Depuis 2009 en Espagne, les conjoints ou ex-conjoints violents doivent porter un bracelet électronique sur ordre d’un juge. Mais d’autres mesures sont aussi en place, dont le vaste dispositif VioGén qui implique l’ensemble des forces de l’ordre.
L’Espagne est à la pointe en matière de lutte contre les violences faites aux femmes. Outre le bracelet électronique, qui émet des alertes si l’homme s’approche un peu trop de la femme menacée, les autorités disposent de toute une série de mesures pour lutter contre le phénomène.
Toute la chaîne d’intervention impliquée
Une grande partie du combat contre les agressions machistes repose sur le Système de suivi intégral pour les violences du genre (VioGén), créé en 2007. Tous les acteurs concernés sont impliqués: polices nationale, locale et régionale, garde civile, juges, procureurs, institutions pénitentiaires et services sociaux.
La machine se met en marche dès qu’une femme dépose une plainte. « La première chose que l’on fait, c’est d’écouter le témoignage de la victime, librement et sans l’interrompre », explique Maria Jesús Cantos, commissaire en chef responsable de Viogèn, jeudi dans l’émission Tout un monde de la RTS. « Ces femmes arrivent en général dans un état émotionnel très altéré. On essaie de les laisser libérer ces émotions pour qu’elles puissent raconter ce qu’elles ont subi », poursuit-elle.
Pour évaluer les risques, la victime est priée de remplir un questionnaire. « Elle attend ensuite dans une salle pendant que nous rentrons toutes les données dans ce système », ajoute Maria Jesús Cantos.
Indicateurs basés sur des algorithmes
Cette déclaration va servir à déterminer des indicateurs reposant sur des algorithmes constamment étudiés, voire améliorés, par une équipe d’experts des universités espagnoles. Les profils de la victime, de l’agresseur et les circonstances sont pris en compte.
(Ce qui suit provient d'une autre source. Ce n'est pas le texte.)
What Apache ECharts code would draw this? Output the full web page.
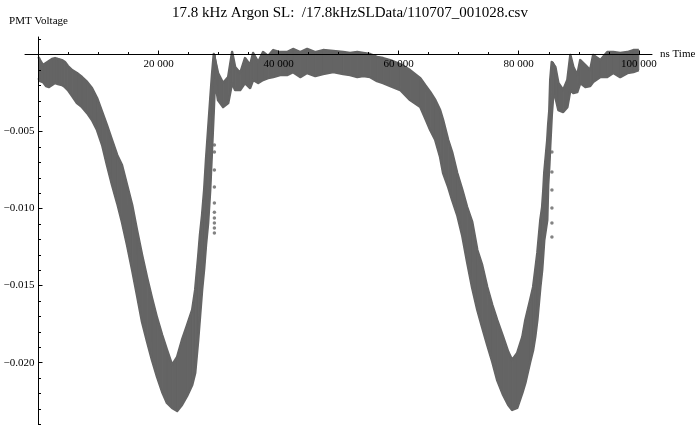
<!DOCTYPE html>
<html>
<head>
<meta charset="utf-8">
<script src="https://cdn.jsdelivr.net/npm/echarts@6/dist/echarts.min.js"></script>
<style>
  html, body { margin: 0; padding: 0; background: #fff; }
  #chart { width: 700px; height: 425px; }
</style>
</head>
<body>
<div id="chart"></div>
<script>
const timeNs = [
  0, 250, 750, 1250, 1750, 2250, 2750, 3250, 3900, 4400, 4900, 5600, 6400, 7250, 8100, 8900,
  9750, 10600, 11400, 12250, 13100, 13900, 14750, 15600, 16400, 17250, 18100, 18900, 19750,
  20600, 21400, 22250, 23100, 23900, 24750, 25600, 26100, 26600, 26900, 27250, 27600, 27900,
  28250, 28600, 28900, 29200, 29400, 29900, 30750, 31600, 32250, 32750, 33600, 34400, 35250,
  35750, 36600, 37400, 38250, 39100, 40250, 41400, 42400, 43600, 44750, 46100, 47400, 49100,
  50750, 51900, 53100, 54100, 55250, 56400, 57400, 58600, 60250, 61900, 63600, 64400, 65250,
  66100, 66900, 67400, 68250, 68900, 69750, 70600, 71400, 72250, 73100, 73900, 74750, 75600,
  76400, 77400, 78250, 78900, 79750, 80600, 81100, 81900, 82400, 82750, 83100, 83600, 83900,
  84100, 84250, 84750, 84900, 85100, 85250, 85500, 85750, 86100, 86600, 87400, 88100, 88600,
  89100, 89750, 90250, 91100, 91900, 92400, 93600, 94750, 95750, 96900, 98100, 99100, 100000
];
const upperV = [
  -0.00016, -0.00036, -0.00068, -0.00055, -0.00042, -0.00029, -0.00023, -0.00029, -0.00036,
  -0.00049, -0.00075, -0.00101, -0.00120, -0.00146, -0.00178, -0.00217,
  -0.00282, -0.00373, -0.00458, -0.00555, -0.00652, -0.00717, -0.00847, -0.00977, -0.01139,
  -0.01301, -0.01451, -0.01580, -0.01710,
  -0.01821, -0.01917, -0.02015, -0.01963, -0.01853, -0.01756, -0.01658, -0.01528, -0.01314,
  -0.01171, -0.01042, -0.00879, -0.00685,
  -0.00490, -0.00295, -0.00133, 0.00003, -0.00003, -0.00120, -0.00185, -0.00146, 0.00016,
  -0.00081, -0.00120, -0.00023, -0.00068,
  0.00010, -0.00049, 0.00016, -0.00010, 0.00029, 0.00016, 0.00016, 0.00036, 0.00016, 0.00036,
  0.00016, 0.00029, 0.00023,
  0.00016, 0.00010, 0.00016, 0.00010, 0.00003, -0.00016, -0.00023, -0.00036, -0.00062,
  -0.00101, -0.00153, -0.00198, -0.00243,
  -0.00295, -0.00360, -0.00425, -0.00555, -0.00633, -0.00769, -0.00879, -0.00990, -0.01087,
  -0.01269, -0.01366, -0.01509, -0.01626,
  -0.01723, -0.01833, -0.01930, -0.01983, -0.01937, -0.01833, -0.01723, -0.01593, -0.01509,
  -0.01399, -0.01288, -0.01074, -0.00990,
  -0.00879, -0.00769, -0.00555, -0.00458, -0.00360, -0.00165, -0.00049, -0.00049, -0.00081,
  -0.00185, -0.00230, -0.00165, -0.00003,
  -0.00081, -0.00133, -0.00036, -0.00068, -0.00101, -0.00003, -0.00036, 0.00016, 0.00016,
  0.00010, 0.00016, 0.00029, 0.00029
];
const lowerV = [
  -0.00153, -0.00172, -0.00178, -0.00204, -0.00211, -0.00198, -0.00185, -0.00191, -0.00198,
  -0.00211, -0.00230, -0.00269, -0.00315, -0.00341, -0.00380, -0.00425,
  -0.00490, -0.00587, -0.00717, -0.00847, -0.00964, -0.01087, -0.01236, -0.01399, -0.01561,
  -0.01736, -0.01866, -0.01983, -0.02093,
  -0.02190, -0.02262, -0.02294, -0.02314, -0.02275, -0.02216, -0.02145, -0.02067, -0.01853,
  -0.01704, -0.01528, -0.01386, -0.01236,
  -0.01094, -0.00879, -0.00620, -0.00360, -0.00165, -0.00295, -0.00341, -0.00315, -0.00185,
  -0.00230, -0.00230, -0.00185, -0.00217,
  -0.00165, -0.00185, -0.00165, -0.00153, -0.00146, -0.00133, -0.00133, -0.00114, -0.00146,
  -0.00120, -0.00140, -0.00127, -0.00114,
  -0.00127, -0.00133, -0.00146, -0.00140, -0.00146, -0.00172, -0.00185, -0.00204, -0.00230,
  -0.00295, -0.00341, -0.00412, -0.00490,
  -0.00555, -0.00665, -0.00769, -0.00860, -0.00944, -0.01042, -0.01178, -0.01347, -0.01515,
  -0.01658, -0.01769, -0.01885, -0.01996,
  -0.02113, -0.02210, -0.02275, -0.02307, -0.02294, -0.02197, -0.02132, -0.01996, -0.01917,
  -0.01833, -0.01723, -0.01509, -0.01399,
  -0.01288, -0.01204, -0.01074, -0.00847, -0.00717, -0.00587, -0.00393, -0.00263, -0.00276,
  -0.00360, -0.00373, -0.00341, -0.00230,
  -0.00250, -0.00243, -0.00185, -0.00211, -0.00204, -0.00178, -0.00146, -0.00146, -0.00120,
  -0.00146, -0.00120, -0.00114, -0.00101
];
// sparse points just right of the two rising edges
const strayTime = [29300, 29300, 29300, 29300, 29300, 29300, 29300, 29300, 29300, 29300,
  85530, 85530, 85530, 85530, 85530, 85530];
const strayV = [-0.00587, -0.00633, -0.00750, -0.00860, -0.00964, -0.01023, -0.01061, -0.01094, -0.01126, -0.01159,
  -0.00633, -0.00763, -0.00879, -0.00996, -0.01094, -0.01185];

const xMajor = [20000, 40000, 60000, 80000, 100000];
const xMinor = [5000, 10000, 15000, 25000, 30000, 35000, 45000, 50000, 55000, 65000, 70000, 75000, 85000, 90000, 95000];
const yMajor = [-0.020, -0.015, -0.010, -0.005];
const yMinor = [0.001, -0.001, -0.002, -0.003, -0.004, -0.006, -0.007, -0.008, -0.009, -0.011, -0.012, -0.013,
  -0.014, -0.016, -0.017, -0.018, -0.019, -0.021, -0.022, -0.023, -0.024];

const gray = '#646464';
const font = 'Liberation Serif';
const W = 700, H = 425;
const X_MIN = -2250, X_MAX = 102200, Y_MIN = -0.02405, Y_MAX = 0.00114;
const G_LEFT = 25, G_RIGHT = 48, G_TOP = 37;

// the axes cross at (0, 0); tick labels sit on a second grid whose edges are those zero lines
const zeroX = G_LEFT + (0 - X_MIN) / (X_MAX - X_MIN) * (W - G_LEFT - G_RIGHT);
const zeroY = G_TOP + (Y_MAX - 0) / (Y_MAX - Y_MIN) * (H - G_TOP);

const chart = echarts.init(document.getElementById('chart'));

const fmtX = v => {
  const s = String(Math.round(v));
  return s.length > 3 ? s.slice(0, -3) + ' ' + s.slice(-3) : s;
};
const fmtY = v => (v < 0 ? '\u2212' : '') + Math.abs(v).toFixed(3);

// filled strip between the two envelopes, one quad per gap between samples
const bandItem = (params, api) => {
  const i = params.dataIndex;
  if (i >= timeNs.length - 1) return null;
  const pts = [
    api.coord([timeNs[i], upperV[i]]),
    api.coord([timeNs[i + 1], upperV[i + 1]]),
    api.coord([timeNs[i + 1], lowerV[i + 1]]),
    api.coord([timeNs[i], lowerV[i]])
  ];
  return {
    type: 'polygon',
    shape: { points: pts },
    style: { fill: gray, stroke: gray, lineWidth: 1 }
  };
};

const tickLine = { color: '#000', width: 1 };
const labelText = { fontFamily: font, fontSize: 11, color: '#000' };

const option = {
  animation: false,
  title: {
    text: '17.8 kHz Argon SL:  /17.8kHzSLData/110707_001028.csv',
    left: 'center',
    top: 1,
    textStyle: { fontFamily: font, fontSize: 15, fontWeight: 'normal', color: '#000' }
  },
  grid: [
    { left: G_LEFT, right: G_RIGHT, top: G_TOP, bottom: 0, outerBoundsMode: 'none' },
    { left: zeroX, right: G_RIGHT, top: zeroY, bottom: 0, outerBoundsMode: 'none' }
  ],
  xAxis: [
    {
      gridIndex: 0, type: 'value', min: X_MIN, max: X_MAX, position: 'bottom', z: 10,
      name: 'ns Time', nameLocation: 'end', nameGap: 8, nameTextStyle: labelText,
      axisLine: { onZero: true, onZeroAxisIndex: 0, lineStyle: tickLine },
      axisTick: { inside: true, length: 4, customValues: xMajor, lineStyle: tickLine },
      axisLabel: { show: false },
      splitLine: { show: false }
    },
    {
      gridIndex: 0, type: 'value', min: X_MIN, max: X_MAX, position: 'bottom', z: 10,
      axisLine: { show: false, onZero: true, onZeroAxisIndex: 0 },
      axisTick: { inside: true, length: 2.5, customValues: xMinor, lineStyle: tickLine },
      axisLabel: { show: false },
      splitLine: { show: false }
    },
    {
      gridIndex: 1, type: 'value', min: 0, max: X_MAX, position: 'top', z: 10,
      axisLine: { show: false, onZero: false },
      axisTick: { show: false },
      axisLabel: { inside: true, customValues: xMajor, formatter: fmtX, margin: 4, ...labelText },
      splitLine: { show: false }
    }
  ],
  yAxis: [
    {
      gridIndex: 0, type: 'value', min: Y_MIN, max: Y_MAX, position: 'left', z: 10,
      name: 'PMT Voltage', nameLocation: 'end', nameGap: 10, nameTextStyle: labelText,
      axisLine: { onZero: true, onZeroAxisIndex: 0, lineStyle: tickLine },
      axisTick: { inside: true, length: 4, customValues: yMajor, lineStyle: tickLine },
      axisLabel: { show: false },
      splitLine: { show: false }
    },
    {
      gridIndex: 0, type: 'value', min: Y_MIN, max: Y_MAX, position: 'left', z: 10,
      axisLine: { show: false, onZero: true, onZeroAxisIndex: 0 },
      axisTick: { inside: true, length: 2.5, customValues: yMinor, lineStyle: tickLine },
      axisLabel: { show: false },
      splitLine: { show: false }
    },
    {
      gridIndex: 1, type: 'value', min: Y_MIN, max: 0, position: 'left', z: 10,
      axisLine: { show: false, onZero: false },
      axisTick: { show: false },
      axisLabel: { customValues: yMajor, formatter: fmtY, margin: 4, ...labelText },
      splitLine: { show: false }
    }
  ],
  series: [
    {
      name: 'band', type: 'custom', xAxisIndex: 0, yAxisIndex: 0,
      renderItem: bandItem,
      data: timeNs.map((t, i) => [t, upperV[i], lowerV[i]]),
      encode: { x: 0, y: [1, 2] }
    },
    {
      name: 'upper', type: 'line', xAxisIndex: 0, yAxisIndex: 0, symbol: 'none',
      lineStyle: { color: gray, width: 2.5, join: 'round' },
      data: timeNs.map((t, i) => [t, upperV[i]])
    },
    {
      name: 'lower', type: 'line', xAxisIndex: 0, yAxisIndex: 0, symbol: 'none',
      lineStyle: { color: gray, width: 2.5, join: 'round' },
      data: timeNs.map((t, i) => [t, lowerV[i]])
    },
    {
      name: 'stray', type: 'scatter', xAxisIndex: 0, yAxisIndex: 0,
      symbolSize: 3.5, itemStyle: { color: gray },
      data: strayTime.map((t, i) => [t, strayV[i]])
    }
  ]
};

chart.setOption(option);
</script>
</body>
</html>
« On regarde s’il y a des mineurs à charge, s’il existe des conflits, des dépendances à la drogue ou des problèmes de santé mentale », détaille la commissaire en chef responsable de Viogèn. « On regarde également comment se sont produits les faits, quel type d’agression a subi la femme, tout cela est analysé. Ce n’est pas la même chose si la victime a été attrapée par le cou ou par le bras ».
Quelque 76’000 femmes sous protection
Un peu plus de 721’000 femmes sont actuellement incluses dans ce système en Espagne. Mais seules 76’000 d’entre elles bénéficient d’une protection. Car une fois les risques évalués, il existe plusieurs niveaux de protection: zéro, faible, moyen, élevé et extrême. Dans le cas extrême, les mesures le sont aussi.
« La femme sort du commissariat avec une protection et des mesures d’autoprotection », précise Maria Jesús Cantos. « Si le niveau de danger est extrême, elle bénéficiera d’une protection 24h sur 24h. Elle aura un agent qu’elle peut contacter à n’importe quel moment, elle aura aussi une patrouille devant son domicile sept jours sur sept. Et si elle doit sortir, cette patrouille va l’accompagner ».
Cette surveillance nécessite évidemment d’importants effectifs policiers. Presque 4000 agents de police et de la garde civile sont mobilisés exclusivement sur les cas de violence machiste, sans compter les quelque 26’000 agents mobilisés pour la surveillance en patrouille.
Toujours trop de féminicides malgré tout
Malgré toutes ces mesures, le système n’est évidemment pas infaillible. Et chaque assassinat de femme est un coup très dur pour cette commissaire en chef qui ne baisse jamais les bras. Entre fin décembre et début janvier derniers, 17 femmes ont été assassinées en Espagne, provoquant l’alarme et des réunions au plus haut niveau pour analyser ce qui n’avait pas fonctionné dans l’évaluation du risque.
Les assassinats se produisent du reste davantage lorsque les risques ont été évalués bas ou moyen ou si les femmes sont réticentes à accepter une protection. C’est précisément là l’une des difficultés.
« Il y a des femmes qui ne se laissent pas protéger pour diverses raisons, parfois parce qu’elles ne perçoivent pas le danger, d’autres fois parce qu’elles pensent qu’elles contrôlent la situation, que ce n’est pas grave et qu’elles réussiront à faire changer leur compagnon ou ex-conjoint », déplore Maria Jesús Canto.
Le nombre de plaintes augmente de 10% chaque année en Espagne. Mais la grande majorité de la violence machiste reste encore sous les radars. Depuis l’entrée en vigueur de la loi sur la violence machiste, le pays a cependant réussi à faire diminuer le nombre de féminicides: 72 femmes assassinées en 2004, contre moins de 50 en moyenne annuelle depuis quelques années.